ROLLING STONE – January 2005
Deftones Go Upside Down
California rockers exploring new sounds with Ezrin
To break down musical walls, the Deftones have joined forces with the man who
helped build the most famous one of all. And Deftones drummer Abe Cunningham
says working with legendary producer Bob Ezrin — whose credit list includes the
Pink Floyd opus The Wall — has been exactly the spark the veteran Sacramento
hard-rock band needed.
“At this point, we just needed to change things up,” says Cunningham from his
California home during a holiday break in recording. “And this is definitely a
different style. Working with him is just putting us fucking upside down. He’s
cracking the whip.”
The Deftones’ first four albums were produced by Terry Date, whom the band idolized
because of his work with Pantera.
“We love him with all our heart, and I would do another record with Terry in a
hot second,” Cunningham says, “but this is just what we needed now. Bob has made
some amazing records — Pink Floyd is one of my all-time favorite groups — and
he’s worked with such a wide variety of people.”
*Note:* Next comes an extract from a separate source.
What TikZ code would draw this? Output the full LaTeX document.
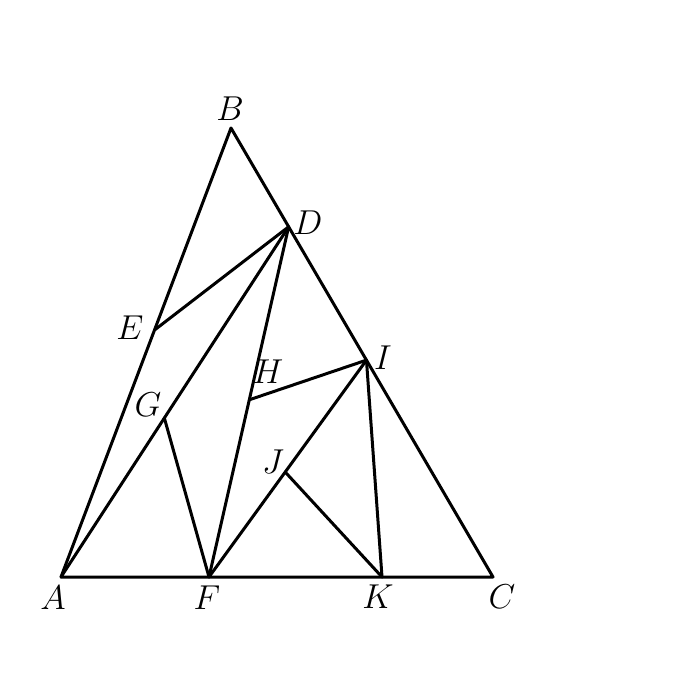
\documentclass[tikz,border=0pt]{standalone}
\usepackage{amsmath}
\usepackage{tikz}
\usetikzlibrary{calc}

\tikzset{
  seg/.style={line width=1.5pt, line cap=round, line join=round},
  lbl/.style={inner sep=0pt, font=\fontsize{16}{19}\selectfont}
}

\begin{document}
\begin{tikzpicture}[x=0.5pt, y=-0.5pt]
    \fill[white] (0,0) rectangle (680,700);
    \useasboundingbox (0,0) rectangle (680,700);

    \coordinate (A) at (61,577);
    \coordinate (B) at (231,128);
    \coordinate (C) at (493,577);
    \coordinate (D) at ($(B)!0.22!(C)$);
    \coordinate (I) at ($(B)!0.517!(C)$);
    \coordinate (E) at ($(A)!0.55!(B)$);
    \coordinate (F) at (209,577);
    \coordinate (K) at (382,577);
    \coordinate (G) at ($(A)!0.454!(D)$);
    \coordinate (H) at ($(F)!0.506!(D)$);
    \coordinate (J) at ($(F)!0.484!(I)$);

    \draw[seg] (A) -- (B) -- (C) -- (A);
    \draw[seg] (E) -- (D);
    \draw[seg] (A) -- (D);
    \draw[seg] (F) -- (D);
    \draw[seg] (G) -- (F);
    \draw[seg] (H) -- (I);
    \draw[seg] (F) -- (I);
    \draw[seg] (I) -- (K);
    \draw[seg] (J) -- (K);

    \node[lbl] (lA) at (53,598) {$A$};
    \node[lbl] (lB) at (230,109) {$B$};
    \node[lbl] (lC) at (502,597) {$C$};
    \node[lbl] (lD) at (308,223) {$D$};
    \node[lbl] (lE) at (130,328) {$E$};
    \node[lbl] (lF) at (207,598) {$F$};
    \node[lbl] (lG) at (148,405) {$G$};
    \node[lbl] (lH) at (268,372) {$H$};
    \node[lbl] (lI) at (383,358) {$I$};
    \node[lbl] (lJ) at (273,462) {$J$};
    \node[lbl] (lK) at (378,597) {$K$};

\end{tikzpicture}
\end{document}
The band chose the more hands-on Ezrin — who’s also overseen albums by Lou Reed,
Alice Cooper and Kiss — after considering several other producers, and entered
Ezrin’s Connecticut studio last November, following a five-week club tour that
Cunningham says was “basically an excuse to get from California to Connecticut.”
A dozen songs for the untitled album have already been tracked, and Cunningham says
the band hopes to write at least a couple more.
As for what the new material sounds like, fans have seized on a description vocalist
Chino Moreno gave last fall, calling the band’s current approach “more Rush than Tool.”
Especially considering Ezrin’s skills as a musician and arranger, some took that to
mean the new album will have more in common with the Deftones’ 2000 breakthrough White
Pony, with its ambitious art-rock tendencies, than the more back-to-basics,
self-titled 2003 follow-up.
“I hadn’t heard that Chino said that . . . but yeah, I think it could be more like
White Pony,” says Cunningham. “It’s hard to answer that when you’re up inside of it.
It’s kind of an amoeba right now . . . [but] there’s some fairly complicated stuff.
There’s this one song that has, like, five different tempo changes.”
What has definitely changed, Cunningham says, is the atmosphere surrounding the band.
The making of The Deftones was “a whole period we just call ‘the dark days’ now,” he
says. “During that time, there were two divorces. We were real burnt-out, not
communicating that much. Things were just really fucked up.”
Cunningham says it’s possible he may turn up on a track or two of the long-awaited
album from Moreno’s side project, Team Sleep. That disc is slated for a May release,
and if things go according to plan, Cunningham adds, a new Deftones album shouldn’t
be far behind.
“We’ll have new flowers blossoming, new birds chirping and all that shit,” he says
with a laugh, “and, hopefully, new Deftones music too.”